Did this team gainfully employ Titus Bramble(*) and live to tell about it? Yep.
(*) More on him when we get to Sunderland.
When we live of the bright lights and glamo(u)r of the Premier League does Wigan ever even cross into our minds? No way.
Somehow, this club has found a formula.
Grabbing a disgruntled Charles N'Zogbia away from Newcastle. Picking up capable Hondurans Hendry Thomas (likely Liverpool-bound) and Maynor Figueroa. Unearthing players like 23-year-old Frenchman Mohamed Diamé and England U-19 striker Victor Moses, who can be used then sold for profit.
When you're Wigan you have to take a different route than Manchester United. Granted you're playing on a much lower plane of success, but so be it.
Once again, though, Wigan figures to find itself scrapping just above the relegation zone for the 2010-11 season.
Believe it or not, losing Bramble in the center of the defense and replacing him with unproven Paraguay international Antolín Alcaraz is a gamble. Couple that with the departures of established players like disgruntled Austrian utilityman Paul Scharner and ex-captain Mario Melchiot (now in Qatar) and the Latics are going to have big shoes to fill. If N'Zogbia is sold before September, the midfield will have little creativity. Plus counting on the inconsistent Hugo Rodallega to chip into another 10 goals minus much of a supporting cast is a recipe for disaster.
Through it all, despite Wigan's status as an easy punchline through the years -- the fictitious "When the Whistle Blows" from HBO's "Extras" was set in Wigan after all -- I'll at least partially being pulling for the Latics this campaign.

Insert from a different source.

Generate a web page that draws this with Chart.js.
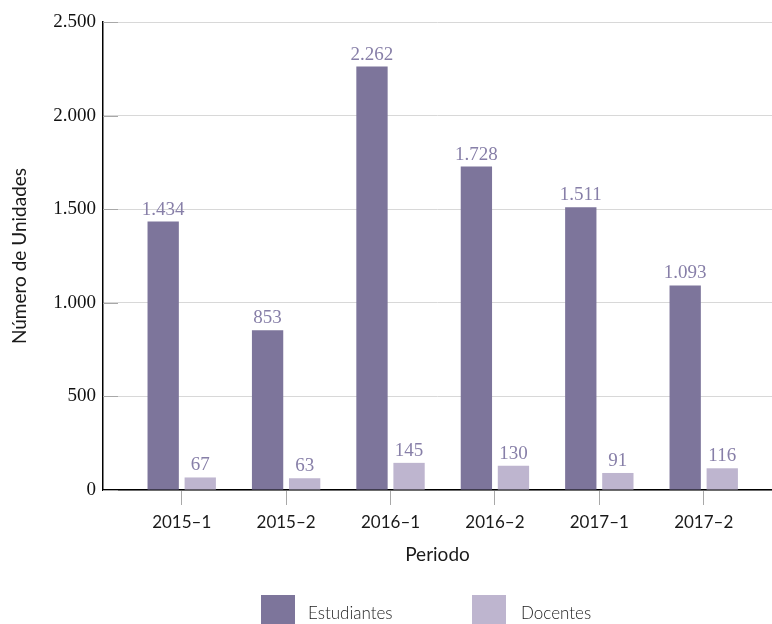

That reason? Roberto Martinez.
The affable Spaniard was the breakout star of ESPN's World Cup coverage this summer with his level-headed, shtick-free commentary. Frankly, I'd feel bad making fun or rooting against him. He seems like such an upbeat guy.
Is it enough for Wigan America fan clubs to spring up across the States? Doubtful, but it's more than the club's had going for it from a nuetral standpoint since that first season and plucky, err, unfancied underdogs. Will you ever want to chose to play as Wigan in "FIFA 11", unless Martinez's visage is rendered on the sideline, the answer is doubtful yet again.

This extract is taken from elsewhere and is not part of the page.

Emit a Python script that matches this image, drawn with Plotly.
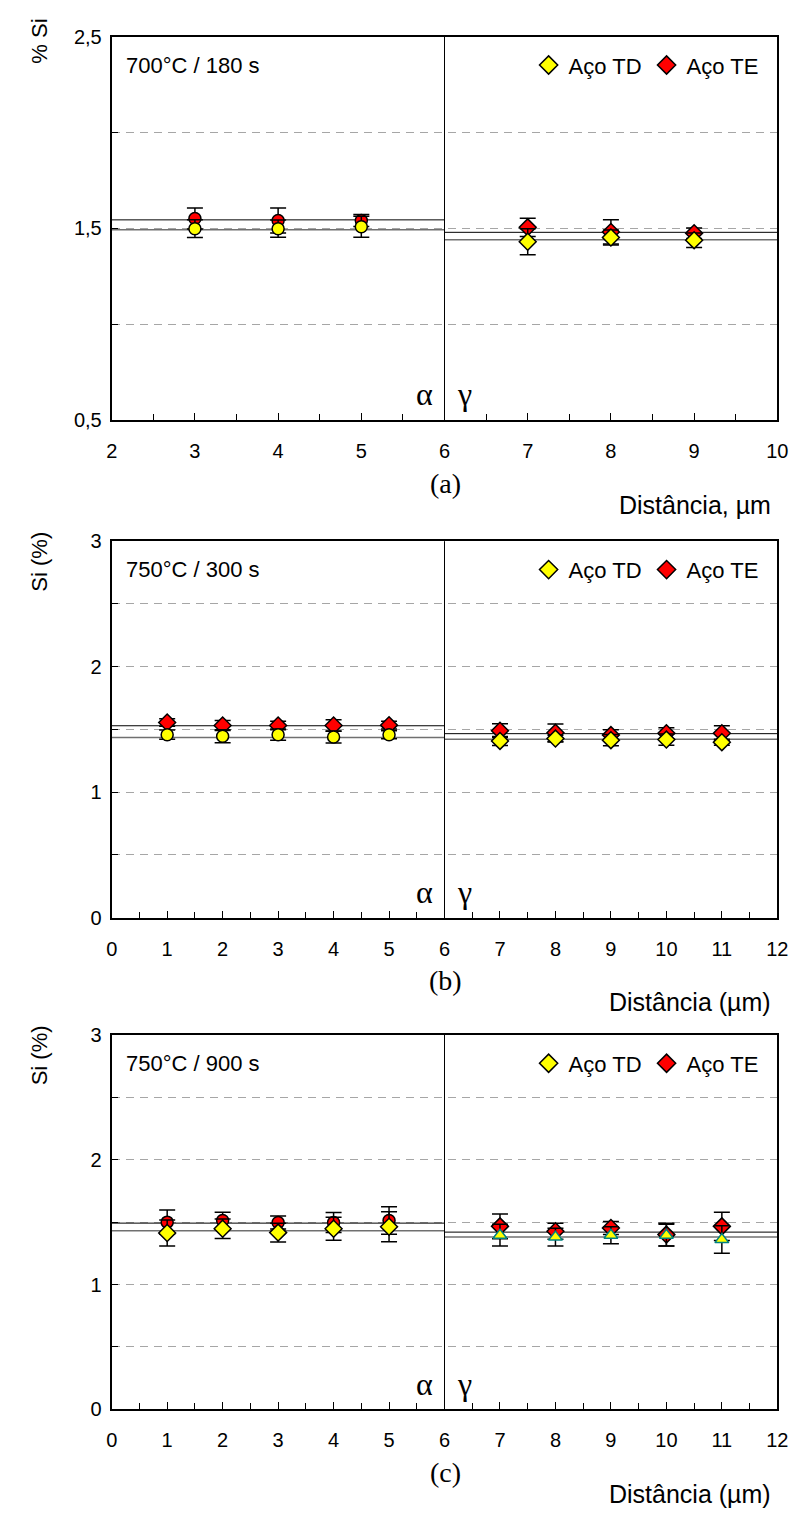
import plotly.graph_objects as go

# ---------------- data ----------------
boundary = 6  # alpha / gamma interface position (um)

# Panel (a) 700°C / 180 s
a_x_alpha = [3, 4, 5]
a_x_gamma = [7, 8, 9]
a_te_alpha = [1.551, 1.541, 1.541]
a_te_alpha_err = [0.055, 0.065, 0.031]
a_td_alpha = [1.498, 1.498, 1.508]
a_td_alpha_err = [0.046, 0.045, 0.055]
a_te_gamma = [1.505, 1.481, 1.474]
a_te_gamma_err = [0.048, 0.063, 0.027]
a_td_gamma = [1.430, 1.452, 1.438]
a_td_gamma_err = [0.068, 0.039, 0.038]
a_mean_te = [1.544, 1.479]   # alpha side, gamma side
a_mean_td = [1.493, 1.440]

# Panel (b) 750°C / 300 s
b_x_alpha = [1, 2, 3, 4, 5]
b_x_gamma = [7, 8, 9, 10, 11]
b_te_alpha = [1.555, 1.531, 1.531, 1.531, 1.534]
b_te_alpha_err = [0.030, 0.039, 0.034, 0.045, 0.031]
b_td_alpha = [1.458, 1.445, 1.458, 1.440, 1.458]
b_td_alpha_err = [0.037, 0.052, 0.045, 0.048, 0.032]
b_te_gamma = [1.490, 1.474, 1.455, 1.469, 1.469]
b_te_gamma_err = [0.055, 0.070, 0.042, 0.045, 0.060]
b_td_gamma = [1.408, 1.427, 1.414, 1.419, 1.398]
b_td_gamma_err = [0.036, 0.027, 0.045, 0.045, 0.024]
b_mean_te = [1.529, 1.466]
b_mean_td = [1.435, 1.422]

# Panel (c) 750°C / 900 s
c_x_alpha = [1, 2, 3, 4, 5]
c_x_gamma = [7, 8, 9, 10, 11]
c_te_alpha = [1.500, 1.513, 1.497, 1.497, 1.513]
c_te_alpha_err = [0.097, 0.066, 0.052, 0.081, 0.110]
c_td_alpha = [1.413, 1.447, 1.416, 1.447, 1.463]
c_td_alpha_err = [0.105, 0.079, 0.076, 0.092, 0.120]
c_te_gamma = [1.466, 1.427, 1.453, 1.400, 1.466]
c_te_gamma_err = [0.100, 0.065, 0.053, 0.092, 0.113]
c_td_gamma = [1.395, 1.380, 1.395, 1.395, 1.360]
c_td_gamma_err = [0.087, 0.071, 0.068, 0.087, 0.110]
c_mean_te = [1.492, 1.420]
c_mean_td = [1.431, 1.380]

# axes / labels
a_xrange = [2, 10]
a_yrange = [0.5, 2.5]
a_ytickvals = [0.5, 1.0, 1.5, 2.0, 2.5]
a_yticktext = ["0,5", "", "1,5", "", "2,5"]
bc_xrange = [0, 12]
bc_yrange = [0, 3]
bc_ytickvals = [0, 0.5, 1, 1.5, 2, 2.5, 3]
bc_yticktext = ["0", "", "1", "", "2", "", "3"]

titles = ["700°C / 180 s", "750°C / 300 s", "750°C / 900 s"]
ytitles = ["% Si", "Si (%)", "Si (%)"]
xtitles = ["Distância, µm", "Distância (µm)", "Distância (µm)"]
panel_tags = ["(a)", "(b)", "(c)"]
series_names = ["Aço TD", "Aço TE"]

# ---------------- layout geometry (pixels) ----------------
W, H = 803, 1513
X_LEFT, X_RIGHT = 108, 788
panels_px = [(26, 415), (538, 920), (1039, 1419)]  # (top, bottom)
ytitle_gap = [20, 12, 12]

def py(v):
    return 1 - v / H

def px(v):
    return v / W

YELLOW = "#FFFF00"
RED = "#FF0000"
TEAL = "#008080"
FONT = "Liberation Sans, Arial, sans-serif"
SERIF = "Liberation Serif, Times New Roman, serif"
TICK_SIZE = 20
TEXT_SIZE = 22

fig = go.Figure()

panels = [
    dict(xr=a_xrange, yr=a_yrange, ytv=a_ytickvals, ytt=a_yticktext,
         xa=a_x_alpha, xg=a_x_gamma,
         te_a=a_te_alpha, te_ae=a_te_alpha_err, td_a=a_td_alpha, td_ae=a_td_alpha_err,
         te_g=a_te_gamma, te_ge=a_te_gamma_err, td_g=a_td_gamma, td_ge=a_td_gamma_err,
         m_te=a_mean_te, m_td=a_mean_td,
         sym=dict(te_a="circle", td_a="circle", te_g="diamond", td_g="diamond")),
    dict(xr=bc_xrange, yr=bc_yrange, ytv=bc_ytickvals, ytt=bc_yticktext,
         xa=b_x_alpha, xg=b_x_gamma,
         te_a=b_te_alpha, te_ae=b_te_alpha_err, td_a=b_td_alpha, td_ae=b_td_alpha_err,
         te_g=b_te_gamma, te_ge=b_te_gamma_err, td_g=b_td_gamma, td_ge=b_td_gamma_err,
         m_te=b_mean_te, m_td=b_mean_td,
         sym=dict(te_a="diamond", td_a="circle", te_g="diamond", td_g="diamond")),
    dict(xr=bc_xrange, yr=bc_yrange, ytv=bc_ytickvals, ytt=bc_yticktext,
         xa=c_x_alpha, xg=c_x_gamma,
         te_a=c_te_alpha, te_ae=c_te_alpha_err, td_a=c_td_alpha, td_ae=c_td_alpha_err,
         te_g=c_te_gamma, te_ge=c_te_gamma_err, td_g=c_td_gamma, td_ge=c_td_gamma_err,
         m_te=c_mean_te, m_td=c_mean_td,
         sym=dict(te_a="circle", td_a="diamond", te_g="diamond", td_g="triangle-up")),
]

annotations = []
shapes = []
layout_axes = {}

for i, p in enumerate(panels):
    k = "" if i == 0 else str(i + 1)
    xa_name, ya_name = "x" + k, "y" + k
    top, bot = panels_px[i]

    # mean lines (drawn first so markers sit on top)
    x0, x1 = p["xr"]
    for side, (xs, xe) in enumerate([(x0, boundary), (boundary, x1)]):
        fig.add_trace(go.Scatter(x=[xs, xe], y=[p["m_te"][side]] * 2, mode="lines",
                                 line=dict(color="black", width=1),
                                 showlegend=False, hoverinfo="skip",
                                 xaxis=xa_name, yaxis=ya_name))
        fig.add_trace(go.Scatter(x=[xs, xe], y=[p["m_td"][side]] * 2, mode="lines",
                                 line=dict(color="#707070", width=1.5),
                                 showlegend=False, hoverinfo="skip",
                                 xaxis=xa_name, yaxis=ya_name))

    def add_series(xv, yv, ev, symbol, fill, edge="black"):
        size = {"circle": 12, "diamond": 13, "triangle-up": 12}[symbol]
        fig.add_trace(go.Scatter(
            x=xv, y=yv, mode="markers",
            marker=dict(symbol=symbol, size=size, color=fill,
                        line=dict(color=edge, width=1.5)),
            error_y=dict(type="data", array=ev, color="black", thickness=1.5, width=8),
            showlegend=False, xaxis=xa_name, yaxis=ya_name))

    s = p["sym"]
    add_series(p["xa"], p["te_a"], p["te_ae"], s["te_a"], RED)
    add_series(p["xa"], p["td_a"], p["td_ae"], s["td_a"], YELLOW)
    add_series(p["xg"], p["te_g"], p["te_ge"], s["te_g"], RED)
    add_series(p["xg"], p["td_g"], p["td_ge"], s["td_g"], YELLOW,
               TEAL if s["td_g"] == "triangle-up" else "black")

    # legend-only entries
    leg = "legend" + k
    for nm, col in zip(series_names, [YELLOW, RED]):
        fig.add_trace(go.Scatter(x=[None], y=[None], mode="markers", name=nm,
                                 marker=dict(symbol="diamond", size=14, color=col,
                                             line=dict(color="black", width=1.5)),
                                 legend=leg, xaxis=xa_name, yaxis=ya_name))
    layout_axes[leg] = dict(x=px(774), xanchor="right", y=py(top + 29), yanchor="middle",
                            orientation="h", bgcolor="rgba(0,0,0,0)", borderwidth=0,
                            font=dict(family=FONT, size=TEXT_SIZE, color="black"),
                            itemwidth=30, tracegroupgap=0)

    dom_y = [py(bot), py(top)]
    layout_axes["xaxis" + k] = dict(
        domain=[px(X_LEFT), px(X_RIGHT)], range=p["xr"], anchor=ya_name,
        dtick=1, tick0=0, ticks="inside", ticklen=7, tickwidth=1, tickcolor="black",
        minor=dict(dtick=0.5, ticks="inside", ticklen=6, tickwidth=1, tickcolor="black"),
        showline=True, linecolor="black", linewidth=2, mirror=True,
        showgrid=False, zeroline=False,
        tickfont=dict(family=FONT, size=TICK_SIZE, color="black"), ticklabelstandoff=12)
    layout_axes["yaxis" + k] = dict(
        domain=dom_y, range=p["yr"], anchor=xa_name,
        tickmode="array", tickvals=p["ytv"], ticktext=p["ytt"],
        ticks="inside", ticklen=6, tickwidth=1, tickcolor="black",
        showline=True, linecolor="black", linewidth=2, mirror=True,
        showgrid=True, gridcolor="#A6A6A6", gridwidth=1, griddash="8px,6px",
        zeroline=False, tickfont=dict(family=FONT, size=TICK_SIZE, color="black"),
        ticklabelstandoff=4)

    # phase boundary
    shapes.append(dict(type="line", xref=xa_name, yref=ya_name + " domain",
                       x0=boundary, x1=boundary, y0=0, y1=1,
                       line=dict(color="black", width=1)))

    # texts
    annotations.append(dict(text=titles[i], x=px(121), y=py(top + 29), xref="paper", yref="paper",
                            xanchor="left", yanchor="middle", showarrow=False,
                            font=dict(family=FONT, size=TEXT_SIZE, color="black")))
    annotations.append(dict(text=ytitles[i], x=px(34), y=py(top - ytitle_gap[i]), xref="paper",
                            yref="paper", xanchor="center", yanchor="top", textangle=-90,
                            showarrow=False,
                            font=dict(family=FONT, size=TEXT_SIZE, color="black")))
    annotations.append(dict(text="α", x=px(438), y=py(bot - 26), xref="paper", yref="paper",
                            xanchor="right", yanchor="middle", showarrow=False,
                            font=dict(family=SERIF, size=32, color="black")))
    annotations.append(dict(text="γ", x=px(459), y=py(bot - 26), xref="paper", yref="paper",
                            xanchor="left", yanchor="middle", showarrow=False,
                            font=dict(family=SERIF, size=32, color="black")))
    annotations.append(dict(text=panel_tags[i], x=px(449), y=py(bot + 64), xref="paper", yref="paper",
                            xanchor="center", yanchor="middle", showarrow=False,
                            font=dict(family=SERIF, size=28, color="black")))
    annotations.append(dict(text=xtitles[i], x=px(784), y=py(bot + 86), xref="paper", yref="paper",
                            xanchor="right", yanchor="middle", showarrow=False,
                            font=dict(family=FONT, size=25, color="black")))

fig.update_layout(
    width=W, height=H, margin=dict(l=0, r=0, t=0, b=0),
    paper_bgcolor="white", plot_bgcolor="white",
    annotations=annotations, shapes=shapes,
    **layout_axes)

fig.write_html("out.html", post_script="document.body.style.margin='0';",
               config={"displayModeBar": False})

However you want to slice it, as quality a commentator as he was, Martinez will have his work cut out for him. After Jewell's surprise 10th place finish in 2005, Wigan has finished 17th, 14th, 11th and 16th, skating by because there have always been at least three teams that were in bigger disarray then it.
Without many established players, or even the presence of a match-winner/talisman like ex-Latic Jimmy Bullard this team will struggle.
It certainly looks like Wigan's unlikely run in the English Top Flight comes to an end in 2011.
Surprisingly, we might actually miss them once they're gone.
Bottom line -- Clearly the non-promoted team with the most holes to fill and question marks. Last season Wigan got juuuuuust enough results when needed to avoid the black hole down to the Championship. It helped that Burnley, Hull City and especially Portsmouth all dealt with managerial changes, in Pompey's case point deduction, and overall lack of talent. This year with a revived Newcastle in the mix, Wigan can't sleepwalk to 16th or 17th position. Chances are Wigan and Wolves find themselves in a dog fight for the last survival place.